With facilities in 23 states and the District of Columbia, Ascension Health has well over a petabyte of images stored, and it's a very large cost for the organization to continuously expand PACS storage, Joseph said. In researching diagnostic image retention requirements at both the state and federal levels, Joseph discovered that retention time periods varied tremendously; some states did not have an image retention requirement at all, while others have complex image retention rules.
Next, Joseph evaluated the health system's current PACS vendor installations and the feasibility of doing rules-based deletion. One of the largest PACS vendors did have an image life cycle management tool, but no one had ever used it, she said.
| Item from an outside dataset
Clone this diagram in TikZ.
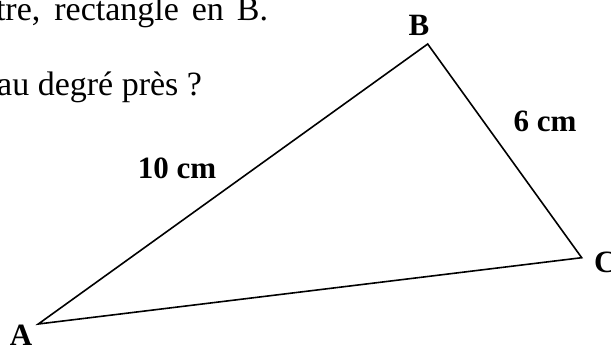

After testing and working with the software engineers to get the tool to perform with 100% accuracy and be able to apply complex rule sets, they then tested and validated it to make sure that the space freed up in the archive could be reused. That tool has been used to delete seven years of old data from an archive, and rules have been set up to run daily to delete images that are aged and now meet the deletion rule, Joseph said.
The result has placed the archive's annual storage growth in a near-neutral pattern, she said.
"We are in the process of purging our archives that are eligible, based upon regulatory and local policy retention requirements, and putting daily deletion runs in place," Joseph said. "This process will help Ascension Health avoid significant storage media costs over the upcoming few years."